> **WHAT THE EXERCISE ASKS**: Return each line of the data below verbatim; pictures are to be left out.

> **DATASET CONTENT**:
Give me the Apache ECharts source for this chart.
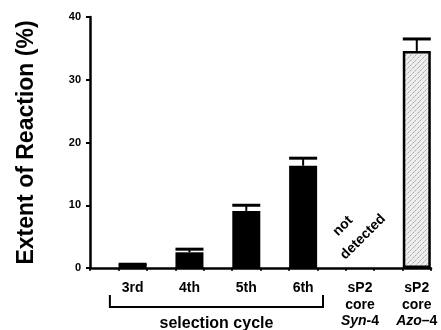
<!DOCTYPE html>
<html>
<head>
<meta charset="utf-8">
<script src="https://cdn.jsdelivr.net/npm/echarts@6/dist/echarts.min.js"></script>
<style>
  html, body { margin: 0; padding: 0; background: #fff; }
  #chart { width: 441px; height: 330px; }
</style>
</head>
<body>
<div id="chart"></div>
<script>
// data
var categories = ['3rd', '4th', '5th', '6th', 'Syn-4', 'Azo-4'];
var slotPos = [1.5, 3.5, 5.5, 7.5, 9.5, 11.5];   // bar centres on the x scale
var extent = [0.6, 2.5, 9.1, 16.3, 0, 34.6];
var extentErr = [0.6, 3.0, 10.0, 17.5, 0, 36.5];
var yTicks = [0, 10, 20, 30, 40];
var bracketRange = [0.7, 8.2];

var font = 'Liberation Sans, Arial, Helvetica, sans-serif';

// stipple for the azo bar
var pat = document.createElement('canvas');
pat.width = 5; pat.height = 5;
var pctx = pat.getContext('2d');
pctx.fillStyle = '#ededed';
pctx.fillRect(0, 0, 5, 5);
pctx.fillStyle = '#a8a8a8';
pctx.fillRect(0, 0, 1, 1);
pctx.fillRect(3, 2, 1, 1);
pctx.fillStyle = '#c4c4c4';
pctx.fillRect(1, 4, 1, 1);
pctx.fillRect(4, 1, 1, 1);
pctx.fillRect(2, 3, 1, 1);

var barData = [];
var errData = [];
for (var i = 0; i < categories.length; i++) {
    if (extent[i] <= 0) continue;
    var item = { value: [slotPos[i], extent[i]] };
    if (categories[i] === 'Azo-4') {
        item.itemStyle = { color: { image: pat, repeat: 'repeat' }, borderColor: '#000', borderWidth: 2.5 };
    }
    barData.push(item);
    errData.push([slotPos[i], extent[i], extentErr[i]]);
}

var labelMap = {};
labelMap[slotPos[0]] = '{b|3rd}';
labelMap[slotPos[1]] = '{b|4th}';
labelMap[slotPos[2]] = '{b|5th}';
labelMap[slotPos[3]] = '{b|6th}';
labelMap[slotPos[4]] = '{b|sP2}\n{b|core}\n{i|Syn}{b|-4}';
labelMap[slotPos[5]] = '{b|sP2}\n{b|core}\n{i|Azo}{b|–4}';

var chart = echarts.init(document.getElementById('chart'));
var option = {
    animation: false,
    grid: { left: 90, right: 10, top: 17, bottom: 62 },
    xAxis: {
        type: 'value',
        min: 0,
        max: 12,
        interval: 1,
        splitLine: { show: false },
        axisLine: { lineStyle: { color: '#000', width: 2.5 } },
        axisTick: { length: 3, lineStyle: { color: '#000', width: 1.5 } },
        axisLabel: {
            customValues: slotPos,
            margin: 12,
            verticalAlign: 'top',
            formatter: function (v) { return labelMap[v] || ''; },
            rich: {
                b: { fontFamily: font, fontWeight: 'bold', fontSize: 14, color: '#000', lineHeight: 16.5 },
                i: { fontFamily: font, fontWeight: 'bold', fontStyle: 'italic', fontSize: 14, color: '#000', lineHeight: 16.5 }
            }
        }
    },
    yAxis: {
        type: 'value',
        min: 0,
        max: 40,
        interval: 10,
        name: 'Extent of Reaction (%)',
        nameLocation: 'middle',
        nameGap: 52,
        nameTextStyle: { fontFamily: font, fontWeight: 'bold', fontSize: 23, color: '#000' },
        splitLine: { show: false },
        axisLine: { show: true, lineStyle: { color: '#000', width: 2.5 } },
        axisTick: { show: true, length: 4, lineStyle: { color: '#000', width: 2 } },
        axisLabel: {
            margin: 9,
            fontFamily: font, fontWeight: 'bold', fontSize: 11, color: '#000',
            customValues: yTicks
        }
    },
    series: [
        {
            type: 'bar',
            barWidth: 28,
            itemStyle: { color: '#000' },
            data: barData,
            z: 2
        },
        {
            type: 'custom',
            z: 3,
            renderItem: function (params, api) {
                var x = api.value(0);
                var base = api.coord([x, api.value(1)]);
                var top = api.coord([x, api.value(2)]);
                var halfW = 14;
                return {
                    type: 'group',
                    children: [
                        { type: 'line', shape: { x1: base[0], y1: base[1], x2: top[0], y2: top[1] },
                          style: { stroke: '#000', lineWidth: 2 } },
                        { type: 'line', shape: { x1: top[0] - halfW, y1: top[1], x2: top[0] + halfW, y2: top[1] },
                          style: { stroke: '#000', lineWidth: 3 } }
                    ]
                };
            },
            data: errData
        }
    ]
};
chart.setOption(option);

// bracket under the selection cycles and the annotations
var bl = chart.convertToPixel({ xAxisIndex: 0 }, bracketRange[0]);
var br = chart.convertToPixel({ xAxisIndex: 0 }, bracketRange[1]);
var synX = chart.convertToPixel({ xAxisIndex: 0 }, slotPos[4]);
chart.setOption({
    graphic: [
        {
            type: 'polyline',
            shape: { points: [[bl, 295], [bl, 307], [br, 307], [br, 295]] },
            style: { stroke: '#000', lineWidth: 2, fill: null }
        },
        {
            type: 'text',
            x: (bl + br) / 2, y: 324,
            style: { text: 'selection cycle', fontFamily: font, fontWeight: 'bold', fontSize: 16,
                     fill: '#000', align: 'center', verticalAlign: 'middle' }
        },
        {
            type: 'text',
            x: synX - 17, y: 226,
            rotation: Math.PI / 4,
            style: { text: 'not', fontFamily: font, fontWeight: 'bold', fontSize: 14,
                     fill: '#000', align: 'center', verticalAlign: 'middle' }
        },
        {
            type: 'text',
            x: synX + 3, y: 237,
            rotation: Math.PI / 4,
            style: { text: 'detected', fontFamily: font, fontWeight: 'bold', fontSize: 14,
                     fill: '#000', align: 'center', verticalAlign: 'middle' }
        }
    ]
});

window.addEventListener('resize', function () {
    chart.resize();
});
</script>
</body>
</html>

> **RESPONSE TO THIS EXERCISE**:
Give me the Apache ECharts source for this chart.
<!DOCTYPE html>
<html>
<head>
<meta charset="utf-8">
<script src="https://cdn.jsdelivr.net/npm/echarts@6/dist/echarts.min.js"></script>
<style>
  html, body { margin: 0; padding: 0; background: #fff; }
  #chart { width: 441px; height: 330px; }
</style>
</head>
<body>
<div id="chart"></div>
<script>
// data
var categories = ['3rd', '4th', '5th', '6th', 'Syn-4', 'Azo-4'];
var slotPos = [1.5, 3.5, 5.5, 7.5, 9.5, 11.5];   // bar centres on the x scale
var extent = [0.6, 2.5, 9.1, 16.3, 0, 34.6];
var extentErr = [0.6, 3.0, 10.0, 17.5, 0, 36.5];
var yTicks = [0, 10, 20, 30, 40];
var bracketRange = [0.7, 8.2];

var font = 'Liberation Sans, Arial, Helvetica, sans-serif';

// stipple for the azo bar
var pat = document.createElement('canvas');
pat.width = 5; pat.height = 5;
var pctx = pat.getContext('2d');
pctx.fillStyle = '#ededed';
pctx.fillRect(0, 0, 5, 5);
pctx.fillStyle = '#a8a8a8';
pctx.fillRect(0, 0, 1, 1);
pctx.fillRect(3, 2, 1, 1);
pctx.fillStyle = '#c4c4c4';
pctx.fillRect(1, 4, 1, 1);
pctx.fillRect(4, 1, 1, 1);
pctx.fillRect(2, 3, 1, 1);

var barData = [];
var errData = [];
for (var i = 0; i < categories.length; i++) {
    if (extent[i] <= 0) continue;
    var item = { value: [slotPos[i], extent[i]] };
    if (categories[i] === 'Azo-4') {
        item.itemStyle = { color: { image: pat, repeat: 'repeat' }, borderColor: '#000', borderWidth: 2.5 };
    }
    barData.push(item);
    errData.push([slotPos[i], extent[i], extentErr[i]]);
}

var labelMap = {};
labelMap[slotPos[0]] = '{b|3rd}';
labelMap[slotPos[1]] = '{b|4th}';
labelMap[slotPos[2]] = '{b|5th}';
labelMap[slotPos[3]] = '{b|6th}';
labelMap[slotPos[4]] = '{b|sP2}\n{b|core}\n{i|Syn}{b|-4}';
labelMap[slotPos[5]] = '{b|sP2}\n{b|core}\n{i|Azo}{b|–4}';

var chart = echarts.init(document.getElementById('chart'));
var option = {
    animation: false,
    grid: { left: 90, right: 10, top: 17, bottom: 62 },
    xAxis: {
        type: 'value',
        min: 0,
        max: 12,
        interval: 1,
        splitLine: { show: false },
        axisLine: { lineStyle: { color: '#000', width: 2.5 } },
        axisTick: { length: 3, lineStyle: { color: '#000', width: 1.5 } },
        axisLabel: {
            customValues: slotPos,
            margin: 12,
            verticalAlign: 'top',
            formatter: function (v) { return labelMap[v] || ''; },
            rich: {
                b: { fontFamily: font, fontWeight: 'bold', fontSize: 14, color: '#000', lineHeight: 16.5 },
                i: { fontFamily: font, fontWeight: 'bold', fontStyle: 'italic', fontSize: 14, color: '#000', lineHeight: 16.5 }
            }
        }
    },
    yAxis: {
        type: 'value',
        min: 0,
        max: 40,
        interval: 10,
        name: 'Extent of Reaction (%)',
        nameLocation: 'middle',
        nameGap: 52,
        nameTextStyle: { fontFamily: font, fontWeight: 'bold', fontSize: 23, color: '#000' },
        splitLine: { show: false },
        axisLine: { show: true, lineStyle: { color: '#000', width: 2.5 } },
        axisTick: { show: true, length: 4, lineStyle: { color: '#000', width: 2 } },
        axisLabel: {
            margin: 9,
            fontFamily: font, fontWeight: 'bold', fontSize: 11, color: '#000',
            customValues: yTicks
        }
    },
    series: [
        {
            type: 'bar',
            barWidth: 28,
            itemStyle: { color: '#000' },
            data: barData,
            z: 2
        },
        {
            type: 'custom',
            z: 3,
            renderItem: function (params, api) {
                var x = api.value(0);
                var base = api.coord([x, api.value(1)]);
                var top = api.coord([x, api.value(2)]);
                var halfW = 14;
                return {
                    type: 'group',
                    children: [
                        { type: 'line', shape: { x1: base[0], y1: base[1], x2: top[0], y2: top[1] },
                          style: { stroke: '#000', lineWidth: 2 } },
                        { type: 'line', shape: { x1: top[0] - halfW, y1: top[1], x2: top[0] + halfW, y2: top[1] },
                          style: { stroke: '#000', lineWidth: 3 } }
                    ]
                };
            },
            data: errData
        }
    ]
};
chart.setOption(option);

// bracket under the selection cycles and the annotations
var bl = chart.convertToPixel({ xAxisIndex: 0 }, bracketRange[0]);
var br = chart.convertToPixel({ xAxisIndex: 0 }, bracketRange[1]);
var synX = chart.convertToPixel({ xAxisIndex: 0 }, slotPos[4]);
chart.setOption({
    graphic: [
        {
            type: 'polyline',
            shape: { points: [[bl, 295], [bl, 307], [br, 307], [br, 295]] },
            style: { stroke: '#000', lineWidth: 2, fill: null }
        },
        {
            type: 'text',
            x: (bl + br) / 2, y: 324,
            style: { text: 'selection cycle', fontFamily: font, fontWeight: 'bold', fontSize: 16,
                     fill: '#000', align: 'center', verticalAlign: 'middle' }
        },
        {
            type: 'text',
            x: synX - 17, y: 226,
            rotation: Math.PI / 4,
            style: { text: 'not', fontFamily: font, fontWeight: 'bold', fontSize: 14,
                     fill: '#000', align: 'center', verticalAlign: 'middle' }
        },
        {
            type: 'text',
            x: synX + 3, y: 237,
            rotation: Math.PI / 4,
            style: { text: 'detected', fontFamily: font, fontWeight: 'bold', fontSize: 14,
                     fill: '#000', align: 'center', verticalAlign: 'middle' }
        }
    ]
});

window.addEventListener('resize', function () {
    chart.resize();
});
</script>
</body>
</html>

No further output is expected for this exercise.